Abgeschlossene Versicherungen können nicht den Eintritt eines Schadenfalls verhindern, doch können sie den Policennehmer in der Regel vor unliebsam hohen Spontanzahlungen absichern. So alt das Prinzip der Versicherung auch ist und so universell es heute in den verschiedensten Bereichen und Lebenslagen eingesetzt wird, so genau sollte aber dennoch hingesehen werden, wenn es darum geht, den Einzelfall und damit den individuellen Nutzen zu analysieren.
Anders ausgedrückt: Bestimmte Versicherungen setzen sehr hohe und kostenintensive Ist-Standards voraus, um im Schadensfall überhaupt zu greifen – was ihr Kosten-Nutzen-Verhältnis schnell in ein ungünstiges Licht rücken kann.
Wenn die Nachweispflicht so komplex wie die Schadensprävention selbst ist…
Die IT-Welt ist hochkomplex und extrem schnelllebig. In der Tat so schnelllebig, dass auf positive wie negative Trends und Entwicklungen fast in Echtzeit reagiert werden muss. Gleichzeitig haben die auf in Deutschland ansässige Unternehmen ausgeübten Cyberattacken im Jahr 2021 branchenübergreifend um rund 62% zugenommen, wobei die Zahlen für vornehmlich am Digitalmarkt agierende Firmen noch deutlich höher ausfallen. Ein Versicherungsschutz in dieser Branche kann daher nicht linear verlaufen: Ständig entstehen neue Gefahren, gegen die sich nicht nur die einzelnen Firmen intern absichern müssen, sondern welche auch von den Versicherungen bewertet und in ihre jeweiligen Policenbedingungen übersetzt werden müssen.
Die Folge: Versicherer im Bereich der Cybersecurity stellen zumeist sehr hohe Ansprüche an ihre Kunden und gestalten demnach komplexe Nachweispflichten. Unter anderem beinhalten diese häufig einen Nachweis über das eigene Patch-Management sowie die kontinuierliche Aktualisierung aller eingesetzter Softwarelösungen. Mitarbeiter müssen fortwährend und belegbar themenrelevant informiert und geschult werden; die eingesetzten Datensicherungsmaßnahmen müssen allgemein anerkannten Anforderungen entsprechen.
…stellt sich schnell die Frage nach dem Nutzen der Versicherung
Man könnte etwas zugespitzt also sagen: In dem Moment, in dem ein Unternehmen alle Nachweispflichten und Anforderungen seines Versicherungsanbieters erfüllt, erfüllt es im Grunde auch schon die Grundsätze und Notwendigkeiten des Datenschutzes bzw. einer stark ausgeprägten Cybersecurity selbst – wieviel Nutzen generiert nun also noch die Police?
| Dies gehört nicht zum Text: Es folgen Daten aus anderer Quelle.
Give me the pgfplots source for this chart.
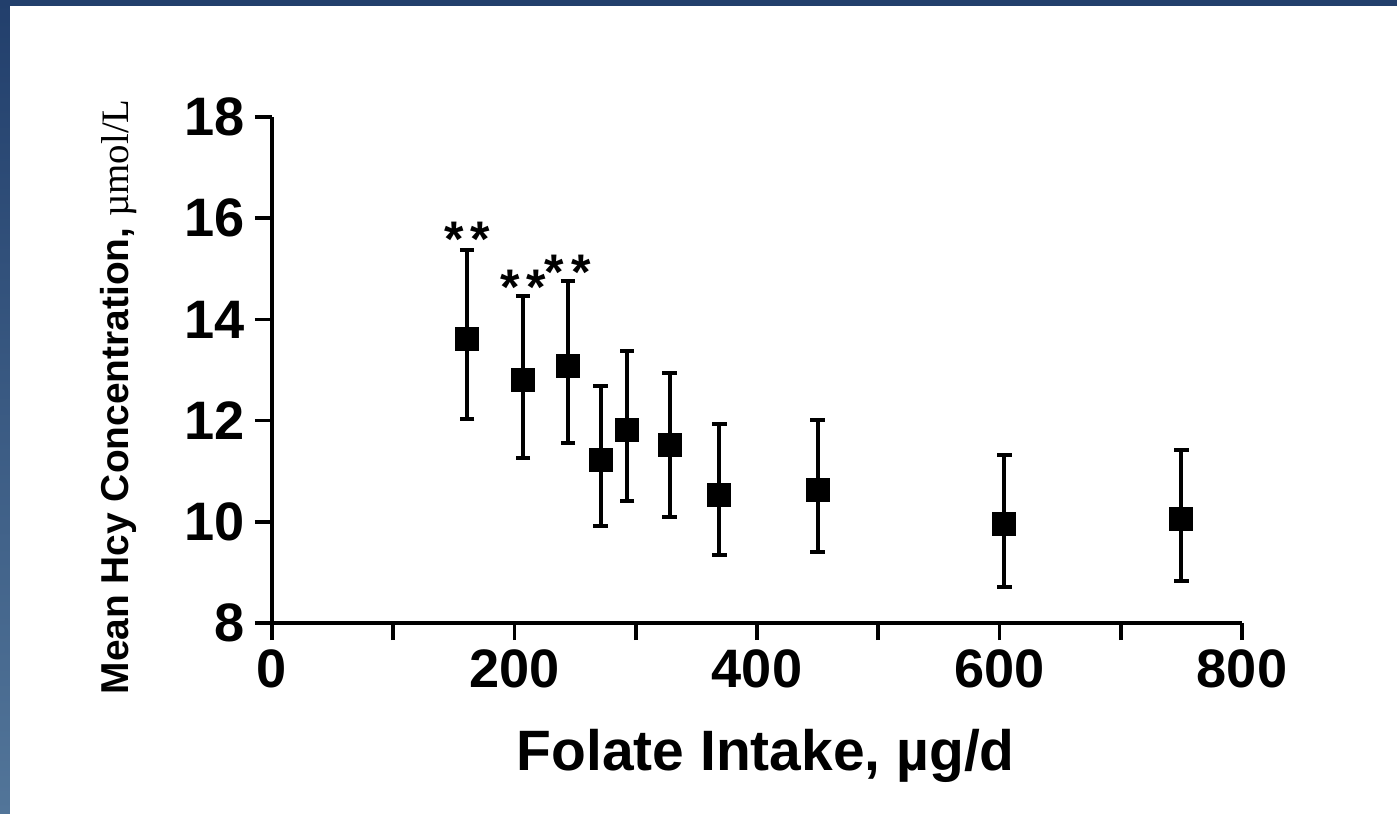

Erschwerend kommt hinzu, dass Versicherungen ihre Klienten bezüglich ihrer Versicherungsbedingungen häufig weitestgehend über einen Kamm scheren: Der lokal ausgerichtete Mittelständler muss womöglich dieselben Voraussetzungen erfüllen, die auch für einen weltweit agierenden Großkonzern gelten. Voraussetzungen also, die für kleinere Unternehmen aufgrund nicht ausreichender personeller wie monetärer Ressourcen oftmals nicht zu erfüllen (und womöglich auch inhaltlich völlig überdimensioniert) sind.
Für viele KMUs scheint es demnach lohnenswerter, das eigene Augenmerk stärker auf die autonome Schadensfallprävention zu legen, als sich primär am Markt der Versicherer umzusehen. Siegfried Müller nennt in seiner Kolumne zu diesem Thema unter anderem die Aspekte Softwarequalität (die Nutzung sicherheitszertifizierter, tagesaktueller Software), Zugriffsrechtemanagement (bspw. klar definierte Berechtigungskonzepte) sowie den zeitgemäßen Stand der Technik, auch bezüglich der eingesetzten Sicherheitsmaßnahmen.
Erfüllt ein Unternehmen diese grundlegenden Kriterien, so kann es mit vergleichsweise wenig Input ein hohes Sicherheitslevel erzielen, welches selbstredend nicht vor jeglicher Attacke schützen, aber auf den Gesamtmarkt bezogen doch als überdurchschnittlich gelten kann.